Other tests were carried out at the Centre d’Etude de Gramat in France in 1992 on behalf of the Germany Federal Ministry of Environment, Nature Protection and Nuclear Safety (BMU) (Lange et al,, 1994), These tests involved shaped charges directed at a CASTOR cask (type CASTOR lla, the cask was one third of the regular length) filled with nine fuel element dummies with depleted uranium. The fuel rods were pressurized to 40 bars to simulate fuel burn-up, but the cask interior was at atmospheric pressure or at reduced pressure of 0.8 bar. The shaped charge perforated the cask and penetrated fuel elements. This damaged the fuel and resulted in the release of fuel particles from the cask.
These particles were collected, and their particle size distribution was measured. About 1 gram of uranium was released in particles of less than 12.5-microns aerodynamic diameter, and 2.6 grams of uranium were released in particles with a size range between 12.5 and 100 microns. If the pressure inside the cask was reduced to 0.8 bar (to simulate the conditions during interim storage of spent fuel in Germany), the releases were reduced by two-thirds: 0.4 gram for particle sizes less than 12.5 microns and about 0.3 gram for particles between 12.5 and 100 microns.

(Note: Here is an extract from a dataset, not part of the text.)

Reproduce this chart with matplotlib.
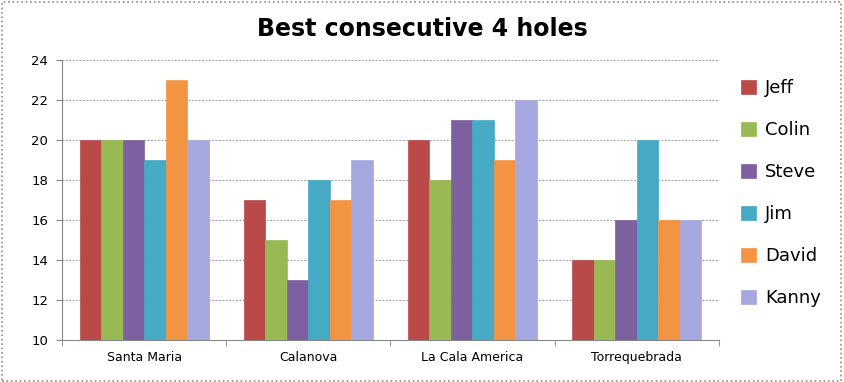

In 1998, a demonstration was carried out at the Aberdeen Proving Ground in the United States using an anti-tank weapon on a CASTOR cask. The purpose of this demonstration was to show that a concrete jacket on the exterior of the cask could prevent perforation. The weapon was first fired at the cask without the jacket. It perforated the front wall of the cask. The concrete Jacket was effective in preventing perforation of the cask. Committee members saw a specimen of this cask at the GNB workshop (see FIGURE C.4).
Also in 1999, explosion of a liquid gas tank next to a cask was performed by the German BAM (Federal Office of Material Research and Testing) to study the effect of accidents involving fire or explosions in the vicinity of the cask during transportation or storage. The gas tank and the CASTOR cask were initially about 8 feet (2.5 meters) apart. Explosion of the tank generated a fire ball 330 to 500 feet (100 to 150 meters) in diameter. The explosion projected the cask 23 feet (7 meters) away and tilted it by 180 degrees, causing it to hit the ground on the lid side. Examination after the explosion showed no change in the containment properties of the lid system.